**PROBLEM DETAILS**: All of the lines below are to be printed again exactly; images are excluded from the output.

**COLLECTED DATA**:
# # # # #
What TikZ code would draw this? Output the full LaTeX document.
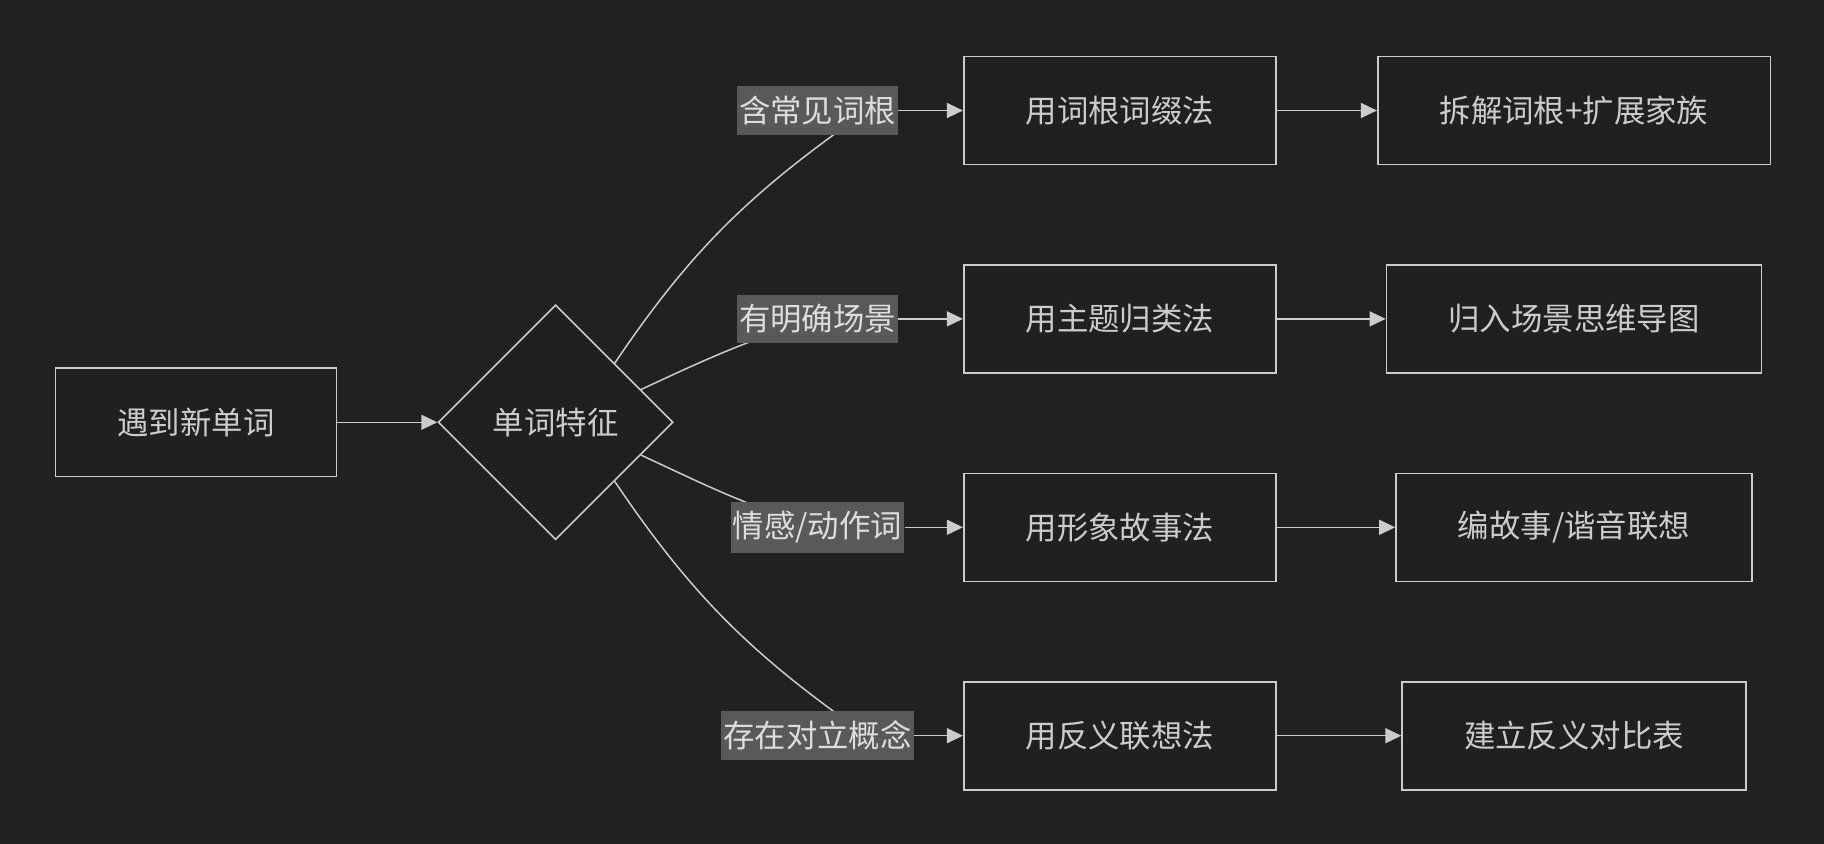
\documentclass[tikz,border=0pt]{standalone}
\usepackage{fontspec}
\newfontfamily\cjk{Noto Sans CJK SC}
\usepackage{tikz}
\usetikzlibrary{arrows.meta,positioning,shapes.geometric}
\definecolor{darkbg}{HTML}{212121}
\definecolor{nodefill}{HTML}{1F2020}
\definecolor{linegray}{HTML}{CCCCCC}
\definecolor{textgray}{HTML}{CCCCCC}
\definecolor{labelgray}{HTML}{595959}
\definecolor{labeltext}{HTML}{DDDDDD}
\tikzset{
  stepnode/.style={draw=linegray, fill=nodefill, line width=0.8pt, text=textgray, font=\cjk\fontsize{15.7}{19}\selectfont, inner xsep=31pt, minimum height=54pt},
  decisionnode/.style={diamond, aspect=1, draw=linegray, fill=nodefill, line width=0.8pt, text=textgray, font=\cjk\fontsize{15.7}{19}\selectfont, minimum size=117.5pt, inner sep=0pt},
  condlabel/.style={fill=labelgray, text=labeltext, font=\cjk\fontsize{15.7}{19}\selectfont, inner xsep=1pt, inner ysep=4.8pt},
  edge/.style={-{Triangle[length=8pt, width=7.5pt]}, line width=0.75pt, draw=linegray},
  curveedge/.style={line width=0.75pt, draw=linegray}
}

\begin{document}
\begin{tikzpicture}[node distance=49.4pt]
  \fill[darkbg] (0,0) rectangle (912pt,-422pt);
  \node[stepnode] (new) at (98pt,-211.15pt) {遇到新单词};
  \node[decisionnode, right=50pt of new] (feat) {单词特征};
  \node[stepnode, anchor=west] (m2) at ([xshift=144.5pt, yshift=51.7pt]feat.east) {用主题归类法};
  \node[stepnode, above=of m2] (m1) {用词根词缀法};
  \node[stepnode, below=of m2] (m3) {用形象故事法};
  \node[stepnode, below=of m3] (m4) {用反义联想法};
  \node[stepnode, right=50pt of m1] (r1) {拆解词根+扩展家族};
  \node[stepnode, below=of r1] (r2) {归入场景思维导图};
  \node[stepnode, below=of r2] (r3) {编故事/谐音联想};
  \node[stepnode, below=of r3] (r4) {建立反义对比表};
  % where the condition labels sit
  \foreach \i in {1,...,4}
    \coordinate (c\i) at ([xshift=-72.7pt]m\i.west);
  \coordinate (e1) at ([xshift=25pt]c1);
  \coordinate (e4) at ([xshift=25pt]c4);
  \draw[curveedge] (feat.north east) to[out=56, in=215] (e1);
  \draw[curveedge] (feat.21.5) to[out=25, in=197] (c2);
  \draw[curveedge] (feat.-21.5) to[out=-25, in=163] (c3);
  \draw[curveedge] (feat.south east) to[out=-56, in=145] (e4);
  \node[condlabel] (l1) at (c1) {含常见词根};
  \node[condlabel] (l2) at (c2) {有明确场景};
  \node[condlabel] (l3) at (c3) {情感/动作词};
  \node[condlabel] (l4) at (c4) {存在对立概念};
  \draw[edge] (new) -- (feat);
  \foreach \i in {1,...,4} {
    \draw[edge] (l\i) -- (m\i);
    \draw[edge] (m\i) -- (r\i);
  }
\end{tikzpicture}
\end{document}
# # # # #
**WRITTEN ANSWER**:
What TikZ code would draw this? Output the full LaTeX document.
\documentclass[tikz,border=0pt]{standalone}
\usepackage{fontspec}
\newfontfamily\cjk{Noto Sans CJK SC}
\usepackage{tikz}
\usetikzlibrary{arrows.meta,positioning,shapes.geometric}
\definecolor{darkbg}{HTML}{212121}
\definecolor{nodefill}{HTML}{1F2020}
\definecolor{linegray}{HTML}{CCCCCC}
\definecolor{textgray}{HTML}{CCCCCC}
\definecolor{labelgray}{HTML}{595959}
\definecolor{labeltext}{HTML}{DDDDDD}
\tikzset{
  stepnode/.style={draw=linegray, fill=nodefill, line width=0.8pt, text=textgray, font=\cjk\fontsize{15.7}{19}\selectfont, inner xsep=31pt, minimum height=54pt},
  decisionnode/.style={diamond, aspect=1, draw=linegray, fill=nodefill, line width=0.8pt, text=textgray, font=\cjk\fontsize{15.7}{19}\selectfont, minimum size=117.5pt, inner sep=0pt},
  condlabel/.style={fill=labelgray, text=labeltext, font=\cjk\fontsize{15.7}{19}\selectfont, inner xsep=1pt, inner ysep=4.8pt},
  edge/.style={-{Triangle[length=8pt, width=7.5pt]}, line width=0.75pt, draw=linegray},
  curveedge/.style={line width=0.75pt, draw=linegray}
}

\begin{document}
\begin{tikzpicture}[node distance=49.4pt]
  \fill[darkbg] (0,0) rectangle (912pt,-422pt);
  \node[stepnode] (new) at (98pt,-211.15pt) {遇到新单词};
  \node[decisionnode, right=50pt of new] (feat) {单词特征};
  \node[stepnode, anchor=west] (m2) at ([xshift=144.5pt, yshift=51.7pt]feat.east) {用主题归类法};
  \node[stepnode, above=of m2] (m1) {用词根词缀法};
  \node[stepnode, below=of m2] (m3) {用形象故事法};
  \node[stepnode, below=of m3] (m4) {用反义联想法};
  \node[stepnode, right=50pt of m1] (r1) {拆解词根+扩展家族};
  \node[stepnode, below=of r1] (r2) {归入场景思维导图};
  \node[stepnode, below=of r2] (r3) {编故事/谐音联想};
  \node[stepnode, below=of r3] (r4) {建立反义对比表};
  % where the condition labels sit
  \foreach \i in {1,...,4}
    \coordinate (c\i) at ([xshift=-72.7pt]m\i.west);
  \coordinate (e1) at ([xshift=25pt]c1);
  \coordinate (e4) at ([xshift=25pt]c4);
  \draw[curveedge] (feat.north east) to[out=56, in=215] (e1);
  \draw[curveedge] (feat.21.5) to[out=25, in=197] (c2);
  \draw[curveedge] (feat.-21.5) to[out=-25, in=163] (c3);
  \draw[curveedge] (feat.south east) to[out=-56, in=145] (e4);
  \node[condlabel] (l1) at (c1) {含常见词根};
  \node[condlabel] (l2) at (c2) {有明确场景};
  \node[condlabel] (l3) at (c3) {情感/动作词};
  \node[condlabel] (l4) at (c4) {存在对立概念};
  \draw[edge] (new) -- (feat);
  \foreach \i in {1,...,4} {
    \draw[edge] (l\i) -- (m\i);
    \draw[edge] (m\i) -- (r\i);
  }
\end{tikzpicture}
\end{document}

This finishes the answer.